Kiwi motorists should resit their driver licence tests every 10 years, motorsport legend Greg Murphy says.
The former V8 Supercar star and road safety campaigner said the horrific head-on crash that killed eight people near Taupō yesterday highlighted the need for fresh action.
The Government regularly talked about fixing roads and speed as the key goals to improving road safety, but this hadn’t worked to lower the road toll, he said.
“The definition of insanity is to do the same thing over and over again and expect a different result,” Murphy said in a post to his Facebook page.
Improving driver training should instead become the priority, he said.
“We should all be forced to resit our drivers’ licences every 10 years at the max.”
He regularly saw experienced drivers – even those with decades of experience – develop bad habits that could be eliminated or scrutinised by periodic tests, he said.
“Retraining happens in so many different things in our lives, how come something that destroys so many lives only requires essentially a one off test for life – madness!”
The Automobile Association backed moves to encourage drivers to continually “hone their skills and training”, the group’s road safety adviser Dylan Thomsen said.
“Staying a good driver is a continual process, it is not something you just achieve and then that’s it,” he said.
However, people’s attitudes while driving was just as important.
“People can have all the skills in the world but that doesn’t do you any good if you choose to be really risky or push the limits,” he said.
“You tend to see about half of fatal crashes involving really reckless and extreme behaviour and another half involving people who are more making mistakes.”
Murphy, meanwhile, said that while the Government’s focus on building median barriers would stop motorists crossing the centreline, they couldn’t be built everywhere and wouldn’t stop crashing occurring in the first place.
Speed was also not the biggest issue, he said.
“A lot of the time it is the opposite – the amount of drivers that are driving at dangerously low speeds is concerning,” he said.
Motorists were often told to “drive to the conditions”, but were never shown exactly what this meant or how to do it, he said.
He also advised motorists to always expect the unexpected, and stay focused and avoid distractions.
The number of motorists using their phones while driving had spiralled into a dangerous epidemic over the past decade and tougher penalties were needed, he said.
Auckland instructor Harald Leeuwenburgh, who runs Automobile Association-approved defensive driving courses, said avoiding distractions and leaving a safe stopping distance were key focus points in his lessons.
“We still see a lot of people texting or eating or putting on make-up while they’re driving.
“So a lot of what we’re talking about is that it is important to focus on one thing and that is driving.”
Motorists were also tending to become too reliant on technology, believing that because they are driving a “safe”, modern car they don’t need to be as cautious and can leave less following distance behind the car.
But – no matter the car – the key to avoiding accidents continued to come down to giving yourself more time to react by staying alert, looking ahead, driving to the conditions and leaving safe stopping distances, he said.

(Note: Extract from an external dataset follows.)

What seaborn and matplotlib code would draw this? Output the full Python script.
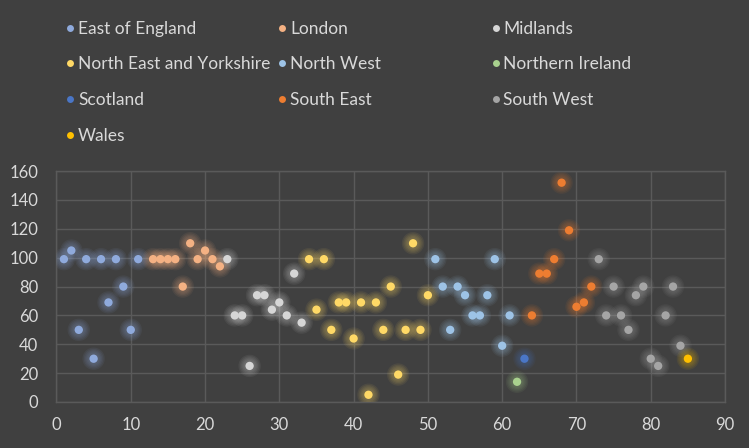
import pandas as pd
import matplotlib.pyplot as plt
import seaborn as sns
from matplotlib.lines import Line2D

# --- data ---
regions = ['East of England', 'London', 'Midlands', 'North East and Yorkshire',
           'North West', 'Northern Ireland', 'Scotland', 'South East',
           'South West', 'Wales']

east_x = [1, 2, 3, 4, 5, 6, 7, 8, 9, 10, 11]
east_y = [99, 105, 50, 99, 30, 99, 69, 99, 80, 50, 99]
london_x = [13, 14, 15, 16, 17, 18, 19, 20, 21, 22]
london_y = [99, 99, 99, 99, 80, 110, 99, 105, 99, 94]
midlands_x = [23, 24, 25, 26, 27, 28, 29, 30, 31, 32, 33]
midlands_y = [99, 60, 60, 25, 74, 74, 64, 69, 60, 89, 55]
ney_x = [34, 35, 36, 37, 38, 39, 40, 41, 42, 43, 44, 45, 46, 47, 48, 49, 50]
ney_y = [99, 64, 99, 50, 69, 69, 44, 69, 5, 69, 50, 80, 19, 50, 110, 50, 74]
nw_x = [51, 52, 53, 54, 55, 56, 57, 58, 59, 60, 61]
nw_y = [99, 80, 50, 80, 74, 60, 60, 74, 99, 39, 60]
ni_x = [62]
ni_y = [14]
scotland_x = [63]
scotland_y = [30]
se_x = [64, 65, 66, 67, 68, 69, 70, 71, 72]
se_y = [60, 89, 89, 99, 152, 119, 66, 69, 80]
sw_x = [73, 74, 75, 76, 77, 78, 79, 80, 81, 82, 83, 84]
sw_y = [99, 60, 80, 60, 50, 74, 80, 30, 25, 60, 80, 39]
wales_x = [85]
wales_y = [30]

colors = ['#8FAADC', '#F4B183', '#D6D6D6', '#FFD966', '#9DC3E6', '#A9D18E',
          '#4A76C6', '#ED7D31', '#A5A5A5', '#FFC000']

xs = [east_x, london_x, midlands_x, ney_x, nw_x, ni_x, scotland_x, se_x, sw_x, wales_x]
ys = [east_y, london_y, midlands_y, ney_y, nw_y, ni_y, scotland_y, se_y, sw_y, wales_y]

frames = []
for name, x, y in zip(regions, xs, ys):
    frames.append(pd.DataFrame({'x': x, 'y': y, 'region': name}))
df = pd.concat(frames, ignore_index=True)
palette = dict(zip(regions, colors))

BG = '#404040'
GRID = '#5A5A5A'
TXT = '#D9D9D9'

sns.set_theme(style='dark')
plt.rcParams['font.family'] = ['Lato', 'DejaVu Sans']

fig = plt.figure(figsize=(7.49, 4.48), dpi=100, facecolor=BG)
ax = fig.add_axes([0.0754, 0.1027, 0.968 - 0.0754, 0.618 - 0.1027])
ax.set_facecolor(BG)

# soft glow behind the markers: stacked faint discs
for k, size in enumerate([260, 200, 150, 110, 75]):
    sns.scatterplot(data=df, x='x', y='y', hue='region', palette=palette,
                    s=size, alpha=0.07, linewidth=0, legend=False, ax=ax,
                    zorder=2 + k)
sns.scatterplot(data=df, x='x', y='y', hue='region', palette=palette, s=36,
                linewidth=0, legend=False, ax=ax, zorder=10)

ax.set_xlim(0, 90)
ax.set_ylim(0, 160)
ax.set_xticks(range(0, 91, 10))
ax.set_yticks(range(0, 161, 20))
ax.set_xlabel('')
ax.set_ylabel('')
ax.grid(True, color=GRID, linewidth=1)
for s in ax.spines.values():
    s.set_color(GRID)
    s.set_linewidth(1)
ax.tick_params(axis='both', colors=TXT, labelsize=12, length=0)
ax.tick_params(axis='y', pad=13)
ax.tick_params(axis='x', pad=11)

# legend, laid out row by row like the original
handles = [Line2D([], [], marker='o', linestyle='', markersize=5,
                  markerfacecolor=c, markeredgewidth=0) for c in colors]
col_x = [0.088, 0.371, 0.656]
for ci in range(3):
    idx = list(range(ci, len(regions), 3))
    fig.legend([handles[i] for i in idx], [regions[i] for i in idx],
               loc='upper left', bbox_to_anchor=(col_x[ci], 0.954),
               frameon=False, fontsize=12.5, labelcolor=TXT,
               handlelength=0.5, handletextpad=0.2, labelspacing=1.14,
               borderpad=0, borderaxespad=0)

fig.savefig('out.png', dpi=100, facecolor=BG)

While defensive driver courses focused on preventing accidents rather than what to do in them, Leeuwenburgh said a key thing to do in dangerous head-on collisions was to take as much speed out of the crash as possible.
If given enough advance warning of a motorist potentially crossing the centreline ahead, motorists should slow down immediately and evaluate if there is a safe escape route off the road.
He also said it was important motorists knew how the technology in their cars worked.
For instance, while drivers were often told in the past to pump the brake pedal to stop their brakes locking up, this was incorrect in modern cars with ABS systems.
ABS were designed to automatically stop brakes locking up, meaning motorists should instead hit the brake hard and keep it pressed down while trying to pull up.
The NZTA website has identified the key factors to safe driving as being:
* Speed – the faster you drive, the less time you have to respond to hazards and the more likely you are to suffer serious injury in a crash
* Alcohol or drug-affected driving – consuming alcohol or other substances can impair your judgment and slow your reaction times behind the wheel
* Driver fatigue – driving when you’re tired, weary or exhausted slows your reflexes and affects your ability to concentrate and make good decisions
* Driver distraction – anything that diverts your attention for more than two seconds can significantly increase your likelihood of having a crash, e.g. mobile phone
* Giving way at intersections – failing to give way at intersections is one of the main causes of death and injury on New Zealand roads
* Safety belts – wearing a correctly fitted safety belt or child restraint reduces the risk of being killed or seriously injured in a road crash by 40 per cent.